DATA EXCERPT>

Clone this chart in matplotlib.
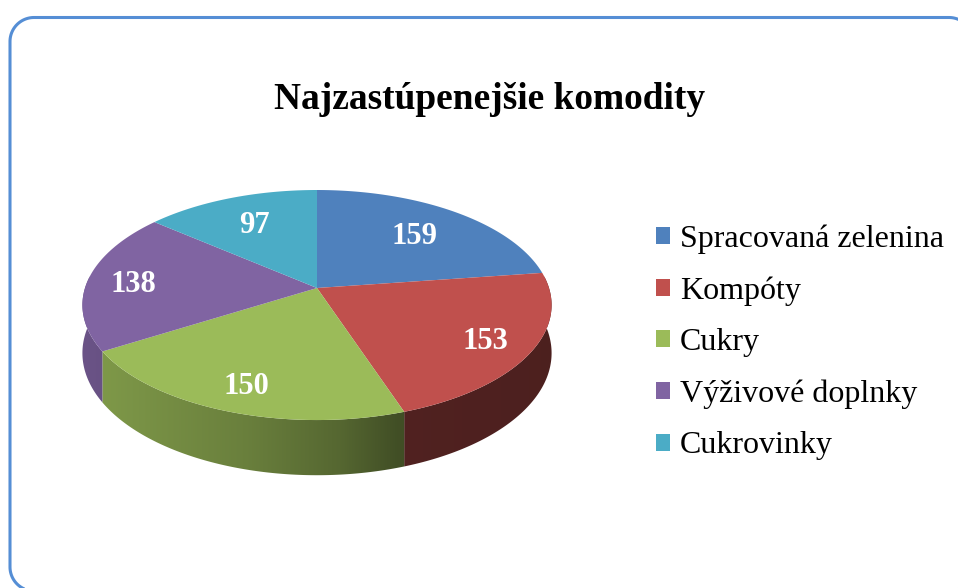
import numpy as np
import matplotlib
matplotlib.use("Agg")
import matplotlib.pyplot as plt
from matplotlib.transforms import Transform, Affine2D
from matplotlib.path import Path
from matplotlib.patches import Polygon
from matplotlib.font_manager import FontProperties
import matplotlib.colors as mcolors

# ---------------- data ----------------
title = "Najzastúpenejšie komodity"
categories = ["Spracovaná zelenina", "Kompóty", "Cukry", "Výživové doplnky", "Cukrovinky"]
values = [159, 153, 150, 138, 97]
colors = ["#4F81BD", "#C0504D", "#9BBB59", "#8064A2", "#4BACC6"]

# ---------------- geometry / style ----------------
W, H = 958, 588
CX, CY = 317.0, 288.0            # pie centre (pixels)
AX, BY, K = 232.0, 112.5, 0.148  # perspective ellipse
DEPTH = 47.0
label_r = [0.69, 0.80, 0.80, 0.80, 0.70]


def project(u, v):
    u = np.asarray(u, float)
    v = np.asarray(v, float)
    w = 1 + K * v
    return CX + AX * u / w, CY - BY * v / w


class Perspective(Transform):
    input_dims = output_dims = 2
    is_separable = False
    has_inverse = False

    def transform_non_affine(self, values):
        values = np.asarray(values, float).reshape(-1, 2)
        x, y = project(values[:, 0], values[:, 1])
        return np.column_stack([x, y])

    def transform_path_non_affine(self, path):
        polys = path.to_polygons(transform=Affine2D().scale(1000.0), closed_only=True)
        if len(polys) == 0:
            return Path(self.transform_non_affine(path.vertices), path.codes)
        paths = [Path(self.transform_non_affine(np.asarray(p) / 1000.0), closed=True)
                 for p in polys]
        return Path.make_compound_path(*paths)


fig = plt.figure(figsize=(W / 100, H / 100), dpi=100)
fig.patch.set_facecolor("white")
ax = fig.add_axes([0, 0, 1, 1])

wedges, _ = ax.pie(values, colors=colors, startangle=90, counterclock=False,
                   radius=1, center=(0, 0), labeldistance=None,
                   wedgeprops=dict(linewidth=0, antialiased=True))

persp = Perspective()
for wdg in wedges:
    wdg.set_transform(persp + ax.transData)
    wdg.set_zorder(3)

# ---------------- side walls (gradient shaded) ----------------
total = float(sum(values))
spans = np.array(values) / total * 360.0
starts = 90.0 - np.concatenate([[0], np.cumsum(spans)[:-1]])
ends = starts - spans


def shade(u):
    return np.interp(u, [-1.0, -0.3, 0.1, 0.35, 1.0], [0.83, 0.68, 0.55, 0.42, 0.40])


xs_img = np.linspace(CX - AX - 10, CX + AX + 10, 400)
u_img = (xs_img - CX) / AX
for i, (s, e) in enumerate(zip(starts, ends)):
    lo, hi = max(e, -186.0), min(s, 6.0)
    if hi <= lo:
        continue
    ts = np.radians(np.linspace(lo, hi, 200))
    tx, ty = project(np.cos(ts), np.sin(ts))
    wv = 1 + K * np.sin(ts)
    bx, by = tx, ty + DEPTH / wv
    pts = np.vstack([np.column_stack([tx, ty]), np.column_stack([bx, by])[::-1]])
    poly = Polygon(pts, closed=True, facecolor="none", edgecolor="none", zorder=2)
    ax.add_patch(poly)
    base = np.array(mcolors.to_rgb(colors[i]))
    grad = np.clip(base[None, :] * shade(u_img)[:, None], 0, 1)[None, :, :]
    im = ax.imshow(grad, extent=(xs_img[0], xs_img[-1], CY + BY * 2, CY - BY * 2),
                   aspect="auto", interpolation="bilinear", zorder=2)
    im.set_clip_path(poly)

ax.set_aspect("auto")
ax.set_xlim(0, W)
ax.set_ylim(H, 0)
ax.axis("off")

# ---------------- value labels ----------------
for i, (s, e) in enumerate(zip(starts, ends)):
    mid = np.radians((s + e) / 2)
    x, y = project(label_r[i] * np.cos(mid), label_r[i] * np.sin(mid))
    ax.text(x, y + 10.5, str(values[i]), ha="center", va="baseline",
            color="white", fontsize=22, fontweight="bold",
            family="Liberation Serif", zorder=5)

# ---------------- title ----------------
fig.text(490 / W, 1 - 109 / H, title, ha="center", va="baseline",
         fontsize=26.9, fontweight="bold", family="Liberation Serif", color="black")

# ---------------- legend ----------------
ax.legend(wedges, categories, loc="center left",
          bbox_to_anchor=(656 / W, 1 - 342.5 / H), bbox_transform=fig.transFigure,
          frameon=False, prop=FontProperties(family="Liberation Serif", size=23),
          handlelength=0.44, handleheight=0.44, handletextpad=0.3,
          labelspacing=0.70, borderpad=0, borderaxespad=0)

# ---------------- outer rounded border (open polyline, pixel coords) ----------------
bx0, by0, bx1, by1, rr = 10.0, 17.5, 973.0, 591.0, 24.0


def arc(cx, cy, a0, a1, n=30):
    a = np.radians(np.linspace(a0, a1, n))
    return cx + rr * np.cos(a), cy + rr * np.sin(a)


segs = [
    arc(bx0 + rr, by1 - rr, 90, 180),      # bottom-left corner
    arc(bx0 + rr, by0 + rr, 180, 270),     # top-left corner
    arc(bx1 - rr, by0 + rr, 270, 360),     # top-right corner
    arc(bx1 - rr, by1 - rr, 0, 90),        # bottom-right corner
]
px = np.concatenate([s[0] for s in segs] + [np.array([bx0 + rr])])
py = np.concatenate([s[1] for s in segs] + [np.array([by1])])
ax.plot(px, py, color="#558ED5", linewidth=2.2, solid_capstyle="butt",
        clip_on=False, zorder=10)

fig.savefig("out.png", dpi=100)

DIRECTIONS FOR THIS TASK> Return all of the data exactly as written, and drop the pictures.

SOLUTION FOR THIS TASK>
Clone this chart in matplotlib.
import numpy as np
import matplotlib
matplotlib.use("Agg")
import matplotlib.pyplot as plt
from matplotlib.transforms import Transform, Affine2D
from matplotlib.path import Path
from matplotlib.patches import Polygon
from matplotlib.font_manager import FontProperties
import matplotlib.colors as mcolors

# ---------------- data ----------------
title = "Najzastúpenejšie komodity"
categories = ["Spracovaná zelenina", "Kompóty", "Cukry", "Výživové doplnky", "Cukrovinky"]
values = [159, 153, 150, 138, 97]
colors = ["#4F81BD", "#C0504D", "#9BBB59", "#8064A2", "#4BACC6"]

# ---------------- geometry / style ----------------
W, H = 958, 588
CX, CY = 317.0, 288.0            # pie centre (pixels)
AX, BY, K = 232.0, 112.5, 0.148  # perspective ellipse
DEPTH = 47.0
label_r = [0.69, 0.80, 0.80, 0.80, 0.70]


def project(u, v):
    u = np.asarray(u, float)
    v = np.asarray(v, float)
    w = 1 + K * v
    return CX + AX * u / w, CY - BY * v / w


class Perspective(Transform):
    input_dims = output_dims = 2
    is_separable = False
    has_inverse = False

    def transform_non_affine(self, values):
        values = np.asarray(values, float).reshape(-1, 2)
        x, y = project(values[:, 0], values[:, 1])
        return np.column_stack([x, y])

    def transform_path_non_affine(self, path):
        polys = path.to_polygons(transform=Affine2D().scale(1000.0), closed_only=True)
        if len(polys) == 0:
            return Path(self.transform_non_affine(path.vertices), path.codes)
        paths = [Path(self.transform_non_affine(np.asarray(p) / 1000.0), closed=True)
                 for p in polys]
        return Path.make_compound_path(*paths)


fig = plt.figure(figsize=(W / 100, H / 100), dpi=100)
fig.patch.set_facecolor("white")
ax = fig.add_axes([0, 0, 1, 1])

wedges, _ = ax.pie(values, colors=colors, startangle=90, counterclock=False,
                   radius=1, center=(0, 0), labeldistance=None,
                   wedgeprops=dict(linewidth=0, antialiased=True))

persp = Perspective()
for wdg in wedges:
    wdg.set_transform(persp + ax.transData)
    wdg.set_zorder(3)

# ---------------- side walls (gradient shaded) ----------------
total = float(sum(values))
spans = np.array(values) / total * 360.0
starts = 90.0 - np.concatenate([[0], np.cumsum(spans)[:-1]])
ends = starts - spans


def shade(u):
    return np.interp(u, [-1.0, -0.3, 0.1, 0.35, 1.0], [0.83, 0.68, 0.55, 0.42, 0.40])


xs_img = np.linspace(CX - AX - 10, CX + AX + 10, 400)
u_img = (xs_img - CX) / AX
for i, (s, e) in enumerate(zip(starts, ends)):
    lo, hi = max(e, -186.0), min(s, 6.0)
    if hi <= lo:
        continue
    ts = np.radians(np.linspace(lo, hi, 200))
    tx, ty = project(np.cos(ts), np.sin(ts))
    wv = 1 + K * np.sin(ts)
    bx, by = tx, ty + DEPTH / wv
    pts = np.vstack([np.column_stack([tx, ty]), np.column_stack([bx, by])[::-1]])
    poly = Polygon(pts, closed=True, facecolor="none", edgecolor="none", zorder=2)
    ax.add_patch(poly)
    base = np.array(mcolors.to_rgb(colors[i]))
    grad = np.clip(base[None, :] * shade(u_img)[:, None], 0, 1)[None, :, :]
    im = ax.imshow(grad, extent=(xs_img[0], xs_img[-1], CY + BY * 2, CY - BY * 2),
                   aspect="auto", interpolation="bilinear", zorder=2)
    im.set_clip_path(poly)

ax.set_aspect("auto")
ax.set_xlim(0, W)
ax.set_ylim(H, 0)
ax.axis("off")

# ---------------- value labels ----------------
for i, (s, e) in enumerate(zip(starts, ends)):
    mid = np.radians((s + e) / 2)
    x, y = project(label_r[i] * np.cos(mid), label_r[i] * np.sin(mid))
    ax.text(x, y + 10.5, str(values[i]), ha="center", va="baseline",
            color="white", fontsize=22, fontweight="bold",
            family="Liberation Serif", zorder=5)

# ---------------- title ----------------
fig.text(490 / W, 1 - 109 / H, title, ha="center", va="baseline",
         fontsize=26.9, fontweight="bold", family="Liberation Serif", color="black")

# ---------------- legend ----------------
ax.legend(wedges, categories, loc="center left",
          bbox_to_anchor=(656 / W, 1 - 342.5 / H), bbox_transform=fig.transFigure,
          frameon=False, prop=FontProperties(family="Liberation Serif", size=23),
          handlelength=0.44, handleheight=0.44, handletextpad=0.3,
          labelspacing=0.70, borderpad=0, borderaxespad=0)

# ---------------- outer rounded border (open polyline, pixel coords) ----------------
bx0, by0, bx1, by1, rr = 10.0, 17.5, 973.0, 591.0, 24.0


def arc(cx, cy, a0, a1, n=30):
    a = np.radians(np.linspace(a0, a1, n))
    return cx + rr * np.cos(a), cy + rr * np.sin(a)


segs = [
    arc(bx0 + rr, by1 - rr, 90, 180),      # bottom-left corner
    arc(bx0 + rr, by0 + rr, 180, 270),     # top-left corner
    arc(bx1 - rr, by0 + rr, 270, 360),     # top-right corner
    arc(bx1 - rr, by1 - rr, 0, 90),        # bottom-right corner
]
px = np.concatenate([s[0] for s in segs] + [np.array([bx0 + rr])])
py = np.concatenate([s[1] for s in segs] + [np.array([by1])])
ax.plot(px, py, color="#558ED5", linewidth=2.2, solid_capstyle="butt",
        clip_on=False, zorder=10)

fig.savefig("out.png", dpi=100)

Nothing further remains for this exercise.